WFF uses six different visualizations or "movements" to realize the endless flow of sentences. The "Madness" visualization is most remarkable. This type of user interface could be developed in a number of imaginable ways, perhaps for locating goods or services, finding people of like mind or one's target audience. More exploitive applications could be imagined, as well.
I can see a sort of real-time swarming, social-networking platform arising from this. Imagine being able to send your messages, posts, profile or any other information into color-coded areas where it could immediately be accessed. On the receiving end, readers, listeners or viewers could find material by migrating to desired hot-spots, or to other areas of interest that they might not have found otherwise.
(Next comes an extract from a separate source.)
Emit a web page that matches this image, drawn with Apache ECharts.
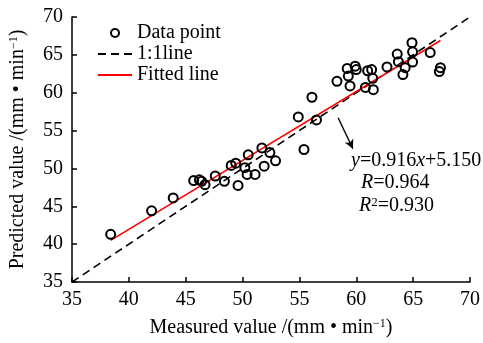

This interface could also change the way we use search engines, look for work or share files.
I enjoyed reading the sentences, too. Some good ones in there. Sadly, not a lot of complete or well-crafted ones. It seems that most people can't write worth a shit these days. These are bloggers, mind you.
It might be old-hat for some of you, (I see that there are are 8 or 9 posts on WFF in the last couple of years.) but this is one of the more impressive things I've seen in a while. And not just because it's cute, but for what might emerge later.